__WHAT YOU ARE ASKED TO DO__.
Only the lines from the start of the data below through the line that contains "import plotly.graph_objects as go" are to be copied, exactly and without pictures.

__GIVEN INFORMATION__.
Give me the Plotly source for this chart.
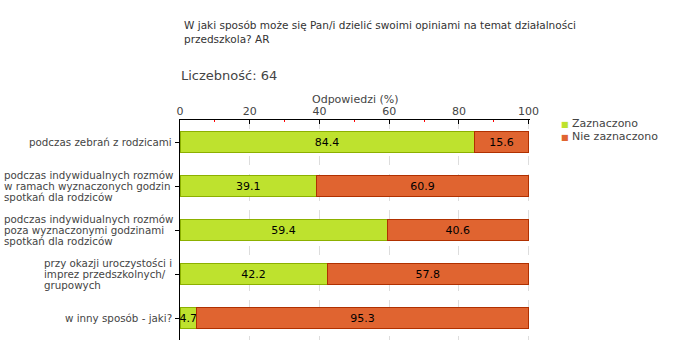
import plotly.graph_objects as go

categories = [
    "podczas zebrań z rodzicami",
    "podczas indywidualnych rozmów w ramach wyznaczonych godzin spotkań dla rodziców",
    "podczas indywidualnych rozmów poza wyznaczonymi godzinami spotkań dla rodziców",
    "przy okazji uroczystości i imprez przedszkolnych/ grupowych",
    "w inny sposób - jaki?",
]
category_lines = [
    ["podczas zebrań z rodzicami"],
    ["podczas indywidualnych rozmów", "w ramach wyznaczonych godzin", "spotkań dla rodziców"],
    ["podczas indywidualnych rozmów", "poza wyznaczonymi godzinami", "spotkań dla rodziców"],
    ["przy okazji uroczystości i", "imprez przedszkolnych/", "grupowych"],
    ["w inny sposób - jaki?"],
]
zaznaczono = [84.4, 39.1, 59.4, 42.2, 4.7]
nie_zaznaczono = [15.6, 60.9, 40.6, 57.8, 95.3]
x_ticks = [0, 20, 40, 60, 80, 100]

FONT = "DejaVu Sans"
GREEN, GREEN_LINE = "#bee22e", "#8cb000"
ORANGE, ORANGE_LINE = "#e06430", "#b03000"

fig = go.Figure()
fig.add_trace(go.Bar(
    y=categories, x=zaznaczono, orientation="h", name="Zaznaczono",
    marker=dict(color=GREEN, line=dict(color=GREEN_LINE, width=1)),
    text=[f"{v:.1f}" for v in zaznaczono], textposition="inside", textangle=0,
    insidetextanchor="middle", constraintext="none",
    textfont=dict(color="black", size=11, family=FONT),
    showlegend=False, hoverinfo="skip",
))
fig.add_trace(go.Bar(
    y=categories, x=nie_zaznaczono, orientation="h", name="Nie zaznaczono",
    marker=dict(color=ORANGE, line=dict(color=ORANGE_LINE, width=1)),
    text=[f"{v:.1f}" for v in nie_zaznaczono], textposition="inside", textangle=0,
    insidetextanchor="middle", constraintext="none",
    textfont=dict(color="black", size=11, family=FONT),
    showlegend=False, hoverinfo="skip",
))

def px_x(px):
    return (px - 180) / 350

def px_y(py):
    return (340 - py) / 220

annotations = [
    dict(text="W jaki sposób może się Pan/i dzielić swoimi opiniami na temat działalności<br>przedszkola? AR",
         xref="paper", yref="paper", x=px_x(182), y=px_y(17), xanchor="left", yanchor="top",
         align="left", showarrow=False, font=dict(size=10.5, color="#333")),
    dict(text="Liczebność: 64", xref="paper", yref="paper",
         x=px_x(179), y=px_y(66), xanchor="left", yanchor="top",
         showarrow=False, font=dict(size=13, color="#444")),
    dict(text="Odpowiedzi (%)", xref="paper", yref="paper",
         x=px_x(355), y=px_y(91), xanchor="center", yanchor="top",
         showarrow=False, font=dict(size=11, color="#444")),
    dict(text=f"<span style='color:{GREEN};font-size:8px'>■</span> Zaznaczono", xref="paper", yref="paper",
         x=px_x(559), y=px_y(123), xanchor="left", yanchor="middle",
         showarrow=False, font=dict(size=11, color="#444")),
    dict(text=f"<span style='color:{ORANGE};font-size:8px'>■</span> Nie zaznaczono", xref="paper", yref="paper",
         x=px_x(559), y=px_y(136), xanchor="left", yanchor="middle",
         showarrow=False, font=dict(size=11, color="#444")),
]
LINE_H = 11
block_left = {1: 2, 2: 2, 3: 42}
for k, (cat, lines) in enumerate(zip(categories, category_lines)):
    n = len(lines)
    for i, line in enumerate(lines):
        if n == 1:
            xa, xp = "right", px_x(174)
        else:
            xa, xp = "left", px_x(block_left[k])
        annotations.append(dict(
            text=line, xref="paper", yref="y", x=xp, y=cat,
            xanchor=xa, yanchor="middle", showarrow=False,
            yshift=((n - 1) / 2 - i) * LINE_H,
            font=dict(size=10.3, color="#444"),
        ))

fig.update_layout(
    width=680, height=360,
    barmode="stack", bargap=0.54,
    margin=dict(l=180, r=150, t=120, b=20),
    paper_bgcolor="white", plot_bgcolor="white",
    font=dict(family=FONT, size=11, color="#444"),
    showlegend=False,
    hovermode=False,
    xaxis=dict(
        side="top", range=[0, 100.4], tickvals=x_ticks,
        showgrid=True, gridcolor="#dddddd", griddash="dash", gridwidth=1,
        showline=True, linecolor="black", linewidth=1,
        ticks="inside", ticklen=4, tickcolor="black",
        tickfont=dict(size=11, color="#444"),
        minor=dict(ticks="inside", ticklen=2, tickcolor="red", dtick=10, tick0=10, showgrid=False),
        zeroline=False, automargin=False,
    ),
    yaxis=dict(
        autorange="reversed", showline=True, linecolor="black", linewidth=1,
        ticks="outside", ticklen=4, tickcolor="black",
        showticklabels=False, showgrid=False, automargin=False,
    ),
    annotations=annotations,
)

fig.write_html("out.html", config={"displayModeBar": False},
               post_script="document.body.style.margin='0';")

__SOLUTION__.
Give me the Plotly source for this chart.
import plotly.graph_objects as go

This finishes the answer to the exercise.